Non-Lethal Death


Rules Questions

Grand Lodge

Ok, so I had me a weird scenario yesterday. BBEG has 66 hp and we need to capture her. Alchemist drops her with 23 lethal dmg. Everyone else drops her with 41 non-lethal dmg.

BBEG is down to 2hp which I don’t know, I hit her with 27 non-lethal dmg and she dies due to taking 25 lethal dmg, because all dmg beyond 0 is lethal, which takes her way beyond her CON.

We checked again and on p. 191 CR it appears that she has only taken 23 lethal from the alchemist and the 25 lethal from me, so would this mean that she has only taken 48 lethal and she’s still alive? Or would she be dead? Mind you, I'm not a rules lawyer but since I don't know this info, I'd like to hear if you guys ever came up against this before?

Is she still alive under current rules?

And was this rule different in the past?


From the SRD:

Quote:
If a creature's nonlethal damage is equal to his total maximum hit points (not his current hit points), all further nonlethal damage is treated as lethal damage. This does not apply to creatures with regeneration. Such creatures simply accrue additional nonlethal damage, increasing the amount of time they remain unconscious.

So your BBEG should still have been alive.


Alive.

23 lethal plus 41 nonlethal does not put her down to 2 hp. She is still at 43 hp plus 41 nonlethal damage.

You hit her for 27 nonlethal damage.
2 points of nonlethal put her unconscious.
The rest 25 points of nonlethal are lethal damage, which are substracted from 43 hp.

She is now at 18 hp with 18 nonlethal damage and unconscious.

Grand Lodge

Was the rule different in the past? Again, pure curiosity. And if she only took 40 lethal and 30 non-lethal, would she still go down? Or does she have to take over 66 non-lethal to go down?


At least since the 3rd Edition Player's Handbook in 2000 it has been that way.

You don't actually count damage.
You do count remaining hit points, and you do count nonlethal damage.
And it nonlethal damage is greater than remaining hit points, you fall unconscious.
But you don't count lethal damage points.

Grand Lodge

TYVM.


Alive

66HP of non-lethal and 25HP of lethal damage = BBEG is unconscious with 41HP.


First - the BBEG should have been alive - no question.

Second - it's even worse/better than the above posts suggest, and sadly a recent Paizo book reinforced the incorrect perception (Champions of Purity went out of it's way to quote the rule wrong).

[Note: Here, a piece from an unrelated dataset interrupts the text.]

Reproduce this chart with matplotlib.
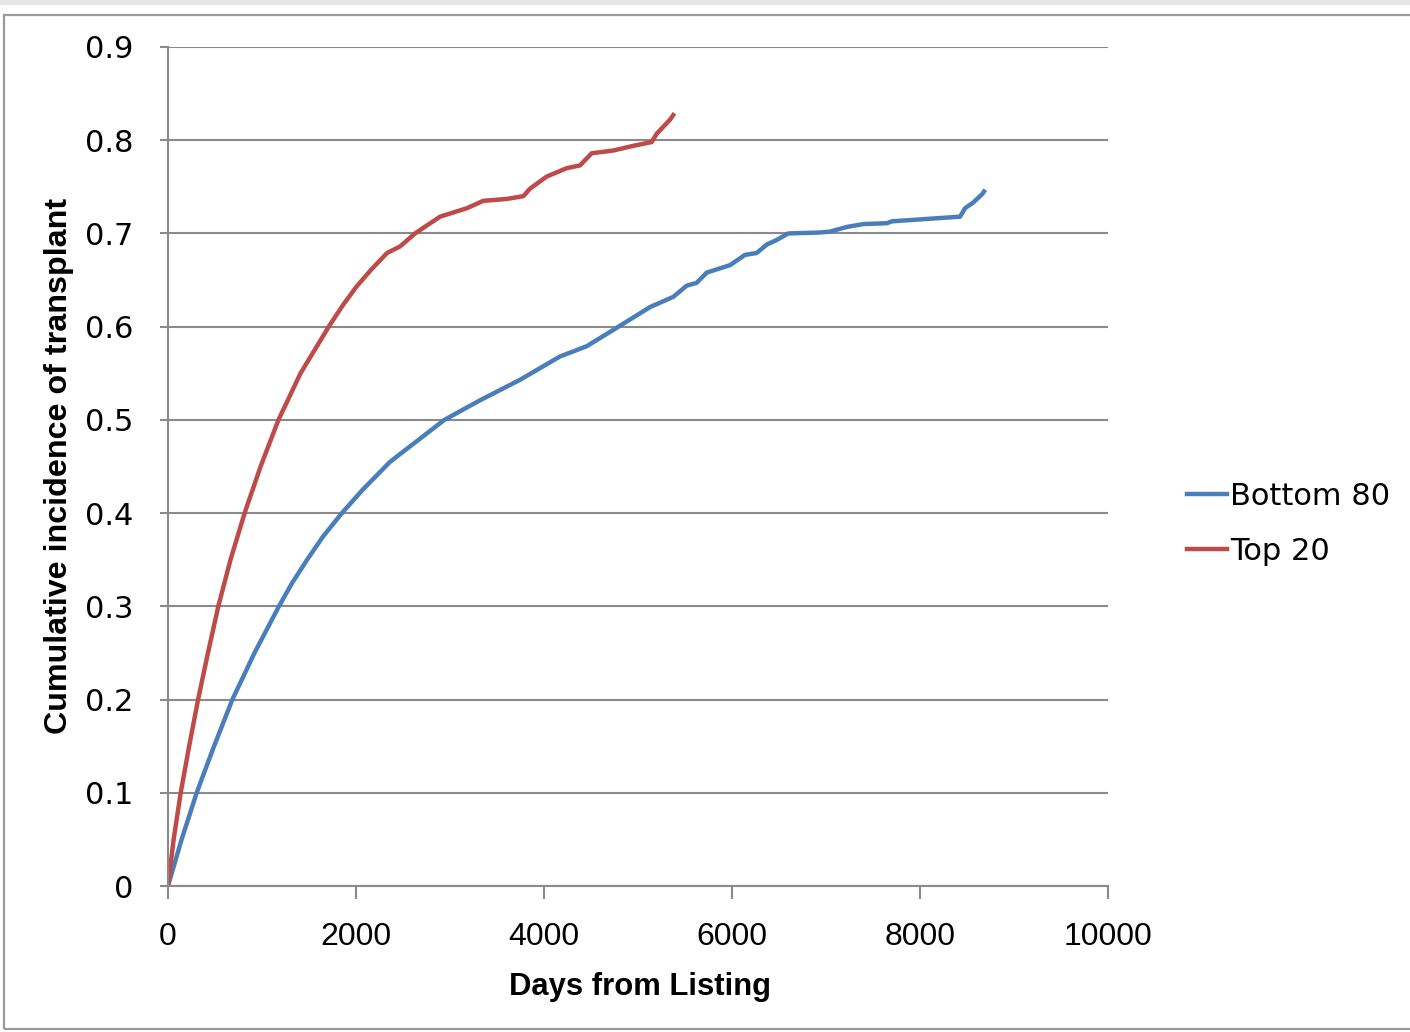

You do not take lethal damage from nonlethal hits until the nonlethal exceeds your max hp, not the total damage.

PRD wrote:
If a creature's nonlethal damage is equal to his total maximum hit points (not his current hit points), all further nonlethal damage is treated as lethal damage. This does not apply to creatures with regeneration. Such creatures simply accrue additional nonlethal damage, increasing the amount of time they remain unconscious.

End result of the above is as Lab Rat said: 66 non-lethal, 25 lethal.

Grand Lodge

TYVM guys, that really does explain it even better.

So 34 non-lethal and 33 lethal would make her unconscious. But she wouldn't take lethal dmg from non-lethal attacks until she hit 66 non-lethal dmg, if I'm understanding your explanation?


Yes that's what he's saying and that's what the rules specifically mention.
Because out of all the nonlethal damage dealt only 2 of it exceeded 66 hp (68/66), only 2 lethal damage is dealt aside from the lethal attack.

Quote:
If a creature's nonlethal damage is equal to his total maximum hit points (not his current hit points), all further nonlethal damage is treated as lethal damage

^^^ quoting the same thing as above just with a different part bolded.

Personally I dislike even the use/mention of "current hit points". People should be keeping track of the damage they receive, not the health they have remaining.